━━━━━ SUPPLIED DATA

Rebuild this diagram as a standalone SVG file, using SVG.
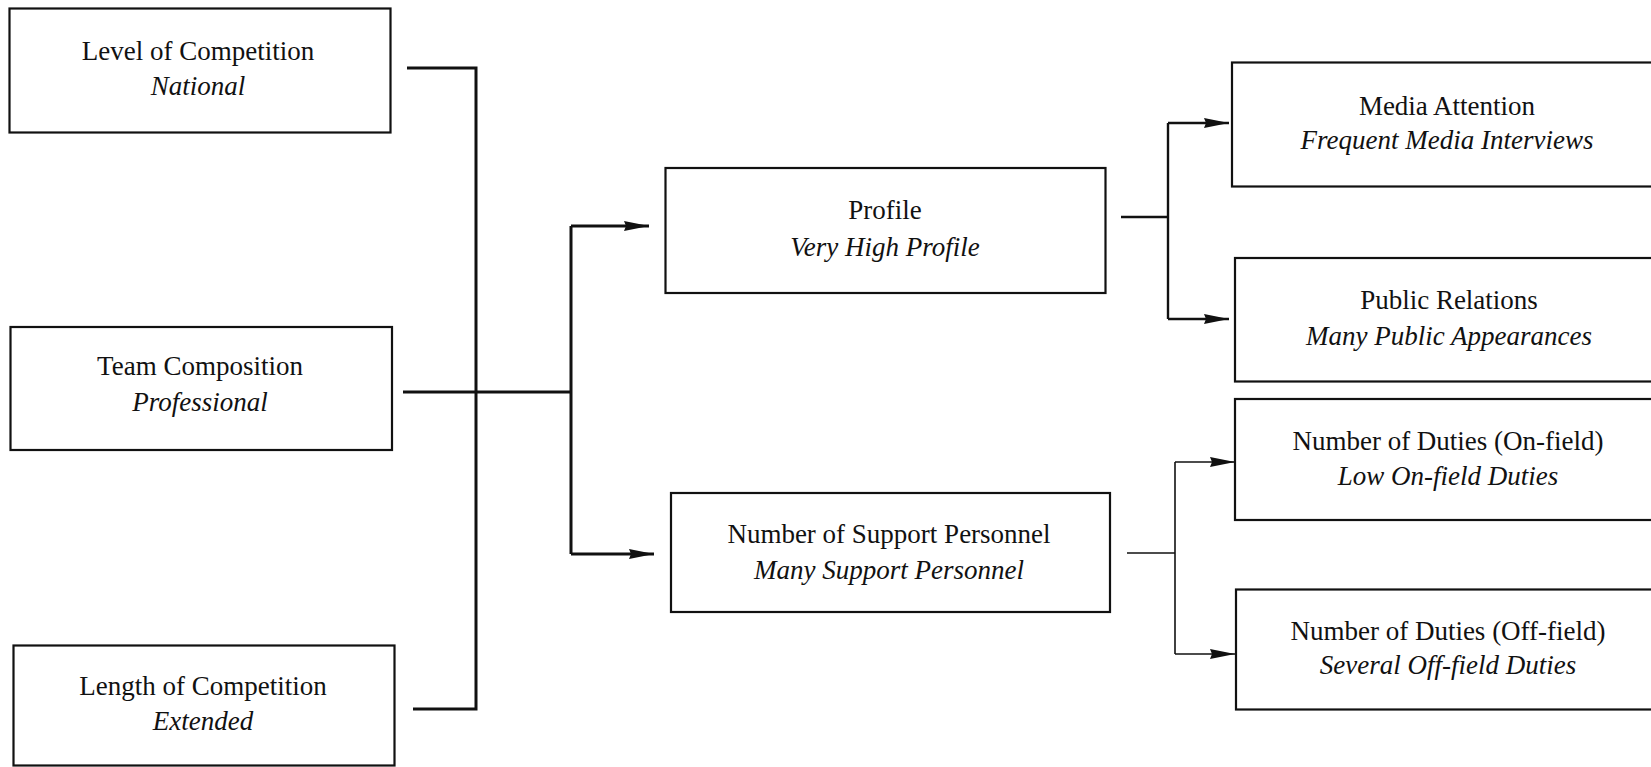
<svg xmlns="http://www.w3.org/2000/svg" width="1651" height="767" viewBox="0 0 1651 767">
<style>
.box{fill:#fff;stroke:#111;stroke-width:2.2}
.t{font-family:"Liberation Serif","Times New Roman",serif;font-size:27px;fill:#111;text-anchor:middle}
.i{font-style:italic}
.c{fill:none;stroke:#111;stroke-width:3}
.c2{fill:none;stroke:#111;stroke-width:2.4}
.c3{fill:none;stroke:#111;stroke-width:1.6}
</style>
<defs>
<marker id="arr" markerUnits="userSpaceOnUse" markerWidth="26" markerHeight="11" refX="25" refY="5.5" orient="auto">
<path d="M0,0.5 L25,5.5 L0,10.5 L2,5.5 z" fill="#111"/>
</marker>
</defs>
<rect width="1651" height="767" fill="#fff"/>
<g id="connectors">
<path class="c" d="M407,68 H476 V709 H413"/>
<path class="c" d="M403,392 H571"/>
<path class="c" d="M571,226 V554"/>
<path class="c" d="M571,226 H649" marker-end="url(#arr)"/>
<path class="c" d="M571,554 H654" marker-end="url(#arr)"/>
<path class="c2" d="M1121,217 H1168"/>
<path class="c2" d="M1168,123 V319"/>
<path class="c2" d="M1168,123 H1229" marker-end="url(#arr)"/>
<path class="c2" d="M1168,319 H1229" marker-end="url(#arr)"/>
<path class="c3" d="M1127,553 H1175"/>
<path class="c3" d="M1175,462 V654"/>
<path class="c3" d="M1175,462 H1235" marker-end="url(#arr)"/>
<path class="c3" d="M1175,654 H1235" marker-end="url(#arr)"/>
</g>
<g id="level">
<rect class="box" x="9.5" y="8.5" width="381" height="124"/>
<text class="t" x="198" y="60">Level of Competition</text>
<text class="t i" x="198" y="95">National</text>
</g>
<g id="team">
<rect class="box" x="10.5" y="327" width="381.5" height="123"/>
<text class="t" x="200" y="375">Team Composition</text>
<text class="t i" x="200" y="411">Professional</text>
</g>
<g id="length">
<rect class="box" x="13.5" y="645.5" width="381" height="120"/>
<text class="t" x="203" y="695">Length of Competition</text>
<text class="t i" x="203" y="730">Extended</text>
</g>
<g id="profile">
<rect class="box" x="665.5" y="168" width="440" height="125"/>
<text class="t" x="885" y="219">Profile</text>
<text class="t i" x="885" y="256">Very High Profile</text>
</g>
<g id="support">
<rect class="box" x="671" y="493" width="439" height="119"/>
<text class="t" x="889" y="543">Number of Support Personnel</text>
<text class="t i" x="889" y="579">Many Support Personnel</text>
</g>
<g id="media">
<rect class="box" x="1232" y="62.5" width="440" height="124"/>
<text class="t" x="1447" y="115">Media Attention</text>
<text class="t i" x="1447" y="149">Frequent Media Interviews</text>
</g>
<g id="public">
<rect class="box" x="1235" y="258" width="440" height="123.5"/>
<text class="t" x="1449" y="309">Public Relations</text>
<text class="t i" x="1449" y="345">Many Public Appearances</text>
</g>
<g id="onfield">
<rect class="box" x="1235" y="399" width="440" height="121"/>
<text class="t" x="1448" y="450">Number of Duties (On-field)</text>
<text class="t i" x="1448" y="485">Low On-field Duties</text>
</g>
<g id="offfield">
<rect class="box" x="1236" y="589.5" width="440" height="120"/>
<text class="t" x="1448" y="640">Number of Duties (Off-field)</text>
<text class="t i" x="1448" y="674">Several Off-field Duties</text>
</g>
</svg>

━━━━━━━━━━

§ **CHALLENGE**: Your task is to repeat the data above exactly while excluding the pictures.

§ **ANSWER TO THE PROBLEM**:
Rebuild this diagram as a standalone SVG file, using SVG.
<svg xmlns="http://www.w3.org/2000/svg" width="1651" height="767" viewBox="0 0 1651 767">
<style>
.box{fill:#fff;stroke:#111;stroke-width:2.2}
.t{font-family:"Liberation Serif","Times New Roman",serif;font-size:27px;fill:#111;text-anchor:middle}
.i{font-style:italic}
.c{fill:none;stroke:#111;stroke-width:3}
.c2{fill:none;stroke:#111;stroke-width:2.4}
.c3{fill:none;stroke:#111;stroke-width:1.6}
</style>
<defs>
<marker id="arr" markerUnits="userSpaceOnUse" markerWidth="26" markerHeight="11" refX="25" refY="5.5" orient="auto">
<path d="M0,0.5 L25,5.5 L0,10.5 L2,5.5 z" fill="#111"/>
</marker>
</defs>
<rect width="1651" height="767" fill="#fff"/>
<g id="connectors">
<path class="c" d="M407,68 H476 V709 H413"/>
<path class="c" d="M403,392 H571"/>
<path class="c" d="M571,226 V554"/>
<path class="c" d="M571,226 H649" marker-end="url(#arr)"/>
<path class="c" d="M571,554 H654" marker-end="url(#arr)"/>
<path class="c2" d="M1121,217 H1168"/>
<path class="c2" d="M1168,123 V319"/>
<path class="c2" d="M1168,123 H1229" marker-end="url(#arr)"/>
<path class="c2" d="M1168,319 H1229" marker-end="url(#arr)"/>
<path class="c3" d="M1127,553 H1175"/>
<path class="c3" d="M1175,462 V654"/>
<path class="c3" d="M1175,462 H1235" marker-end="url(#arr)"/>
<path class="c3" d="M1175,654 H1235" marker-end="url(#arr)"/>
</g>
<g id="level">
<rect class="box" x="9.5" y="8.5" width="381" height="124"/>
<text class="t" x="198" y="60">Level of Competition</text>
<text class="t i" x="198" y="95">National</text>
</g>
<g id="team">
<rect class="box" x="10.5" y="327" width="381.5" height="123"/>
<text class="t" x="200" y="375">Team Composition</text>
<text class="t i" x="200" y="411">Professional</text>
</g>
<g id="length">
<rect class="box" x="13.5" y="645.5" width="381" height="120"/>
<text class="t" x="203" y="695">Length of Competition</text>
<text class="t i" x="203" y="730">Extended</text>
</g>
<g id="profile">
<rect class="box" x="665.5" y="168" width="440" height="125"/>
<text class="t" x="885" y="219">Profile</text>
<text class="t i" x="885" y="256">Very High Profile</text>
</g>
<g id="support">
<rect class="box" x="671" y="493" width="439" height="119"/>
<text class="t" x="889" y="543">Number of Support Personnel</text>
<text class="t i" x="889" y="579">Many Support Personnel</text>
</g>
<g id="media">
<rect class="box" x="1232" y="62.5" width="440" height="124"/>
<text class="t" x="1447" y="115">Media Attention</text>
<text class="t i" x="1447" y="149">Frequent Media Interviews</text>
</g>
<g id="public">
<rect class="box" x="1235" y="258" width="440" height="123.5"/>
<text class="t" x="1449" y="309">Public Relations</text>
<text class="t i" x="1449" y="345">Many Public Appearances</text>
</g>
<g id="onfield">
<rect class="box" x="1235" y="399" width="440" height="121"/>
<text class="t" x="1448" y="450">Number of Duties (On-field)</text>
<text class="t i" x="1448" y="485">Low On-field Duties</text>
</g>
<g id="offfield">
<rect class="box" x="1236" y="589.5" width="440" height="120"/>
<text class="t" x="1448" y="640">Number of Duties (Off-field)</text>
<text class="t i" x="1448" y="674">Several Off-field Duties</text>
</g>
</svg>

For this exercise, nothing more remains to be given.